## What is needed
Would you return the run of lines that starts at the one with "Reproduce this chart" and ends at the one with "quercusLaurina, pinusTeocote, rapaneaJuergensenii];", ends included, exactly as written and without the images?

## Provided data

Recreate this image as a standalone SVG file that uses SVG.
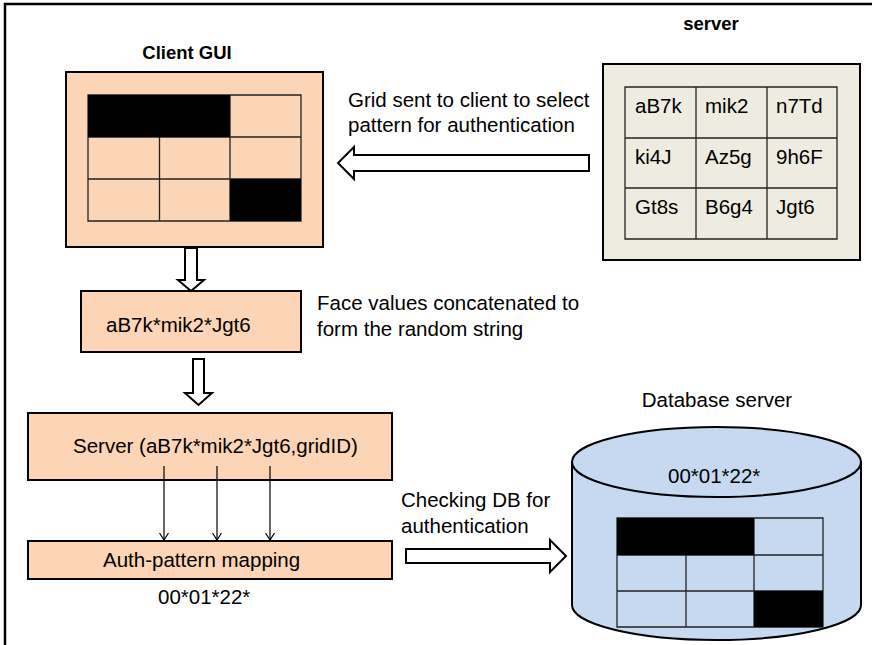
<svg xmlns="http://www.w3.org/2000/svg" width="872" height="645" viewBox="0 0 872 645">
<style>
text{font-family:"Liberation Sans",Arial,sans-serif;font-size:20.5px;fill:#000}
.b{font-weight:bold;font-size:18.5px}
.box{stroke:#000;stroke-width:2}
.peach{fill:#FBD5B5}
.grid{fill:none;stroke:#222;stroke-width:1.3}
.blk{fill:#000}
.fat{fill:#fff;stroke:#000;stroke-width:2;stroke-linejoin:miter}
.thin{stroke:#000;stroke-width:1.2;fill:none}
</style>
<defs>
<marker id="v" viewBox="0 0 8 10" refX="7.5" refY="5" markerWidth="8" markerHeight="10" markerUnits="userSpaceOnUse" orient="auto">
<path d="M0.5,0.5 L7.5,5 L0.5,9.5" fill="none" stroke="#000" stroke-width="1.2"/>
</marker>
</defs>
<rect width="872" height="645" fill="#fff"/>
<path d="M5,645 V4 H872" fill="none" stroke="#000" stroke-width="2.5"/>

<g id="client-gui">
<text class="b" x="187" y="59" text-anchor="middle">Client GUI</text>
<rect class="box peach" x="66" y="72" width="257" height="175"/>
<path class="grid" d="M88,95 H301 V221 H88 Z M88,137 H301 M88,179 H301 M159.5,95 V221 M230,95 V221"/>
<rect class="blk" x="88" y="95" width="142" height="42"/>
<rect class="blk" x="230" y="179" width="71" height="42"/>
</g>

<g id="server">
<text class="b" x="711" y="30" text-anchor="middle">server</text>
<rect class="box" x="603" y="64" width="257" height="196" fill="#EEECE1" stroke-width="2.5"/>
<path class="grid" d="M625,87 H837 V239 H625 Z M625,138 H837 M625,188 H837 M696,87 V239 M767,87 V239"/>
<text x="635" y="113">aB7k</text><text x="705" y="113">mik2</text><text x="776" y="113">n7Td</text>
<text x="635" y="164">ki4J</text><text x="705" y="164">Az5g</text><text x="776" y="164">9h6F</text>
<text x="635" y="214">Gt8s</text><text x="705" y="214">B6g4</text><text x="776" y="214">Jgt6</text>
</g>

<g id="random-string">
<rect class="box peach" x="81" y="291" width="220" height="61"/>
<text x="106" y="332">aB7k*mik2*Jgt6</text>
</g>

<g id="server-call">
<rect class="box peach" x="28" y="413" width="364" height="67"/>
<text x="73" y="453">Server (aB7k*mik2*Jgt6,gridID)</text>
</g>

<g id="auth-mapping">
<rect class="box peach" x="28" y="541" width="364" height="38"/>
<text x="103" y="567">Auth-pattern mapping</text>
<text x="158" y="604">00*01*22*</text>
</g>

<g id="database">
<text x="717" y="407" text-anchor="middle">Database server</text>
<path d="M572,462 V605 A144.5,35 0 0 0 861,605 V462 Z" fill="#C6D9F1" stroke="#000" stroke-width="2"/>
<ellipse cx="716.5" cy="462" rx="144.5" ry="35" fill="#C6D9F1" stroke="#000" stroke-width="2"/>
<text x="668" y="483">00*01*22*</text>
<path class="grid" d="M617,518 H823 V627 H617 Z M617,555 H823 M617,591 H823 M686,518 V627 M754,518 V627"/>
<rect class="blk" x="617" y="518" width="137" height="37"/>
<rect class="blk" x="754" y="591" width="69" height="36"/>
</g>

<g id="labels">
<text x="348" y="107">Grid sent to client to select</text>
<text x="348" y="132">pattern for authentication</text>
<text x="317" y="310">Face values concatenated to</text>
<text x="317" y="336">form the random string</text>
<text x="401" y="507">Checking DB for</text>
<text x="401" y="533">authentication</text>
</g>

<g id="connectors">
<polygon class="fat" points="589,155 354,155 354,147 338,163 354,179 354,171 589,171"/>
<polygon class="fat" points="185,248 197,248 197,280 204,280 191,291 178,280 185,280"/>
<polygon class="fat" points="193,359 204,359 204,393 212,393 198.5,405 185,393 193,393"/>
<line class="thin" x1="164" y1="466" x2="164" y2="540" marker-end="url(#v)"/>
<line class="thin" x1="217" y1="466" x2="217" y2="540" marker-end="url(#v)"/>
<line class="thin" x1="270" y1="466" x2="270" y2="540" marker-end="url(#v)"/>
<polygon class="fat" points="406,549 550,549 550,540 566,556 550,572 550,563 406,563"/>
</g>
</svg>
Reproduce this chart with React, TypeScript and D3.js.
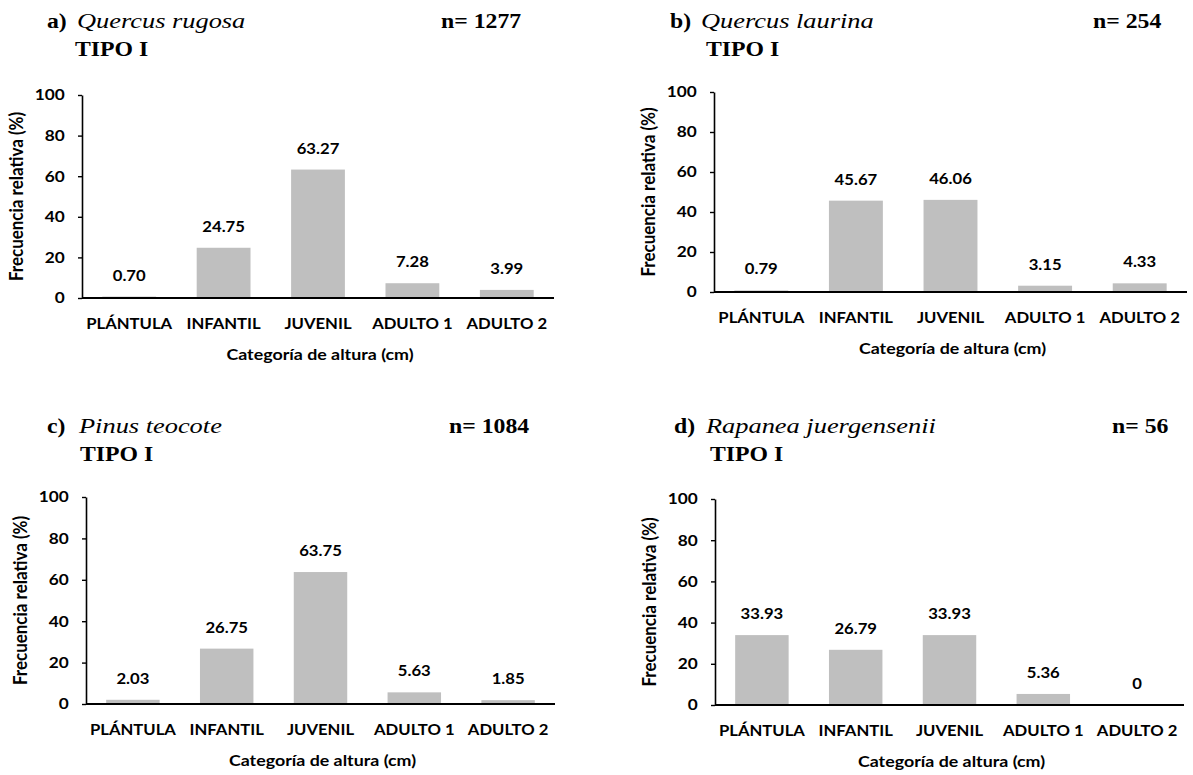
import React, { useEffect, useRef } from 'react';
import * as d3 from 'd3';

const categories = ['PLÁNTULA', 'INFANTIL', 'JUVENIL', 'ADULTO 1', 'ADULTO 2'];
const yTicks = [0, 20, 40, 60, 80, 100];

const quercusRugosa = [0.7, 24.75, 63.27, 7.28, 3.99];
const quercusLaurina = [0.79, 45.67, 46.06, 3.15, 4.33];
const pinusTeocote = [2.03, 26.75, 63.75, 5.63, 1.85];
const rapaneaJuergensenii = [33.93, 26.79, 33.93, 5.36, 0];

const panelLetters = ['a)', 'b)', 'c)', 'd)'];
const speciesNames = ['Quercus rugosa', 'Quercus laurina', 'Pinus teocote', 'Rapanea juergensenii'];
const sampleSizes = [1277, 254, 1084, 56];
const tipoLabel = 'TIPO I';
const yTitle = 'Frecuencia relativa (%)';
const xTitle = 'Categoría de altura (cm)';

const series = [quercusRugosa, quercusLaurina, pinusTeocote, rapaneaJuergensenii];

const frames = [
  { x0: 82, x1: 554, top: 95, bottom: 298, letterX: 47, nameX: 77, nX: 441, titleY: 28, tipoX: 75, tipoY: 56 },
  { x0: 714, x1: 1187, top: 92, bottom: 292, letterX: 670, nameX: 701, nX: 1093, titleY: 28, tipoX: 706, tipoY: 56 },
  { x0: 86, x1: 555, top: 497, bottom: 704, letterX: 47, nameX: 79, nX: 449, titleY: 433, tipoX: 80, tipoY: 461 },
  { x0: 715, x1: 1184, top: 499, bottom: 705, letterX: 674, nameX: 706, nX: 1112, titleY: 433, tipoX: 710, tipoY: 461 },
];

const SX = 1.15; // the figure is a bit stretched sideways
const SX_BOLD = 1.08;
const SX_ITALIC = 1.2;
const sans = 'Lato, "Open Sans", sans-serif';
const serif = '"Liberation Serif", "Times New Roman", serif';
const barColor = '#bfbfbf';

const fmt = (v: number) => (v === 0 ? '0' : v.toFixed(2));

const App = () => {
  const ref = useRef<SVGSVGElement>(null);

  useEffect(() => {
    const svg = d3.select(ref.current);
    svg.selectAll('*').remove();

    const stretched = (sel: any, x: number, y: number, s = SX) =>
      sel.attr('transform', `translate(${x},${y}) scale(${s},1)`);

    frames.forEach((f, i) => {
      const values = series[i];
      const g = svg.append('g');

      const x = d3.scaleBand<string>()
        .domain(categories)
        .range([f.x0, f.x1])
        .paddingInner(0.43)
        .paddingOuter(0.215);
      const y = d3.scaleLinear().domain([0, 100]).range([f.bottom, f.top]);

      // bars
      g.selectAll('.bar')
        .data(values)
        .enter().append('rect')
        .attr('class', 'bar')
        .attr('x', (d, j) => x(categories[j]) as number)
        .attr('y', d => y(d))
        .attr('width', x.bandwidth())
        .attr('height', d => f.bottom - y(d))
        .attr('fill', barColor);

      // value labels
      values.forEach((v, j) => {
        const t = g.append('text')
          .attr('text-anchor', 'middle')
          .style('font-family', sans)
          .style('font-weight', 700)
          .style('font-size', '14.5px')
          .attr('fill', '#000')
          .text(fmt(v));
        stretched(t, (x(categories[j]) as number) + x.bandwidth() / 2, y(v) - 16);
      });

      // y axis
      const yAxis = g.append('g')
        .attr('transform', `translate(${f.x0},0)`)
        .call(d3.axisLeft(y).tickValues(yTicks).tickSize(4).tickSizeOuter(0).tickPadding(11));
      yAxis.select('.domain').attr('stroke', '#000').attr('stroke-width', 1.6);
      yAxis.selectAll('.tick line').attr('stroke', '#000').attr('stroke-width', 1.4);
      yAxis.selectAll('.tick text')
        .style('font-family', sans)
        .style('font-weight', 700)
        .style('font-size', '15px')
        .attr('fill', '#000')
        .attr('transform', `scale(${SX},1)`);

      // x axis baseline
      g.append('line')
        .attr('x1', f.x0).attr('x2', f.x1)
        .attr('y1', f.bottom).attr('y2', f.bottom)
        .attr('stroke', '#000').attr('stroke-width', 2);

      // category labels
      categories.forEach(c => {
        const t = g.append('text')
          .attr('text-anchor', 'middle')
          .style('font-family', sans)
          .style('font-weight', 700)
          .style('font-size', '14.5px')
          .text(c);
        stretched(t, (x(c) as number) + x.bandwidth() / 2, f.bottom + 31);
      });

      // axis titles
      const xt = g.append('text')
        .attr('text-anchor', 'middle')
        .style('font-family', sans)
        .style('font-weight', 700)
        .style('font-size', '15.5px')
        .text(xTitle);
      stretched(xt, (f.x0 + f.x1) / 2 + 2, f.bottom + 62);

      g.append('text')
        .attr('text-anchor', 'middle')
        .attr('transform', `translate(${f.x0 - 59},${(f.top + f.bottom) / 2}) scale(${SX},1) rotate(-90)`)
        .style('font-family', sans)
        .style('font-weight', 700)
        .style('font-size', '17px')
        .text(yTitle);

      // panel heading
      const letter = g.append('text')
        .style('font-family', serif).style('font-weight', 700).style('font-size', '22px')
        .text(panelLetters[i]);
      stretched(letter, f.letterX, f.titleY, SX_BOLD);

      const name = g.append('text')
        .style('font-family', serif).style('font-style', 'italic').style('font-size', '22px')
        .text(speciesNames[i]);
      stretched(name, f.nameX, f.titleY, SX_ITALIC);

      const n = g.append('text')
        .style('font-family', serif).style('font-weight', 700).style('font-size', '22px')
        .text(`n= ${sampleSizes[i]}`);
      stretched(n, f.nX, f.titleY, SX_BOLD);

      const tipo = g.append('text')
        .style('font-family', serif).style('font-weight', 700).style('font-size', '22px')
        .text(tipoLabel);
      stretched(tipo, f.tipoX, f.tipoY, SX_BOLD);
    });
  }, []);

  return (
    <div style={{ position: 'absolute', left: 0, top: 0 }}>
      <svg ref={ref} width={1193} height={775} style={{ display: 'block', background: '#fff' }} />
    </div>
  );
};

export default App;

## Exercise answer
Reproduce this chart with React, TypeScript and D3.js.
import React, { useEffect, useRef } from 'react';
import * as d3 from 'd3';

const categories = ['PLÁNTULA', 'INFANTIL', 'JUVENIL', 'ADULTO 1', 'ADULTO 2'];
const yTicks = [0, 20, 40, 60, 80, 100];

const quercusRugosa = [0.7, 24.75, 63.27, 7.28, 3.99];
const quercusLaurina = [0.79, 45.67, 46.06, 3.15, 4.33];
const pinusTeocote = [2.03, 26.75, 63.75, 5.63, 1.85];
const rapaneaJuergensenii = [33.93, 26.79, 33.93, 5.36, 0];

const panelLetters = ['a)', 'b)', 'c)', 'd)'];
const speciesNames = ['Quercus rugosa', 'Quercus laurina', 'Pinus teocote', 'Rapanea juergensenii'];
const sampleSizes = [1277, 254, 1084, 56];
const tipoLabel = 'TIPO I';
const yTitle = 'Frecuencia relativa (%)';
const xTitle = 'Categoría de altura (cm)';

const series = [quercusRugosa, quercusLaurina, pinusTeocote, rapaneaJuergensenii];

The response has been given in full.